Sri Lanka could gain more in next phase of trade liberalization: study

Lanka Business Online, Sri Lanka

Sri Lanka could gain more in next phase of trade liberalization: study

15 March 2008

(LBO) - A new study on a south Asian regional trade deal has said Sri Lanka will gain more in the next phase of liberalisation but the island’s private sector representatives have expressed scepticism about the outcome.

The study on the benefits of the South Asia Free Trade Agreement (SAFTA) found that since 1991 the potential for intra-regional trade has increased with an improvement in ’complementarities’ among the three major trading partners, India, Bangladesh, and Sri Lanka.

"This implies that for these countries, the products they export are to a greater extent now being imported by the region as a whole," said the study sponsored by the Asian Development Bank and the United Nations Conference on Trade and Development-India.

It used various models and simulations to assess likely consequences of SAFTA on additional effective market access that member countries may gain.

The preliminary findings were discussed at a seminar in Colombo organised by the Institute of Policy Studies, a think tank, with the aim of formulating policies to ensure greater gains.

The analysis identified restrictions on trade in services like health services, higher education, tourism, telecommunications services and construction services.

"Sri Lanka’s gains in the first phase of liberalisation are almost nil largely because Sri Lanka already has close to free access to the Indian market, and also because least developed countries and developing countries have not committed to substantial liberalisation vis-à-vis Sri Lanka in the first place," the study said.

"Sri Lanka’s gains are more improved in the second phase, when all countries participate fully (and remove their negative lists)."

The second phase of liberalisation is to start in 2013.

But it said that negative employment and output effects are seen for wearing apparel and some agriculture products in the island.
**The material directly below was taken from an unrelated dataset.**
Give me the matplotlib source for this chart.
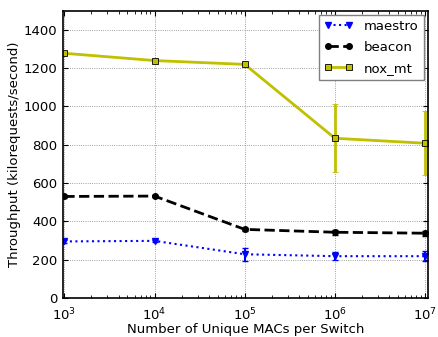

Sri Lankan private sector representatives, however, warned that liberalisation of market access may not take place as planned.

They noted Sri Lanka’s experience with the Indo-Lanka free trade deal where port and quota restrictions on two main exports - tea and garments - were imposed in violation of the spirit of the accord.

They also noted that in SAFTA there was no binding commitment to remove negative lists in which no tariff concessions are given by member countries.

Subhashini Abeysinghe, economist, Ceylon Chamber of Commerce, said the private sector was wondering whether negative lists would actually go and when.

She also noted that agriculture tariffs of most SAFTA member countries remain high as it was politically sensitive.

Even when member countries liberalise sensitive lists, there were likely to be a lot of non-tariff barriers like rules of origin criteria for exports to be given market access, port restrictions and quotas, she said.

Trade deals have negative lists to take contentious issues out of the table. This gives opportunities for trade to open up on new items that previously not traded between the two countries and were not manufactured earlier.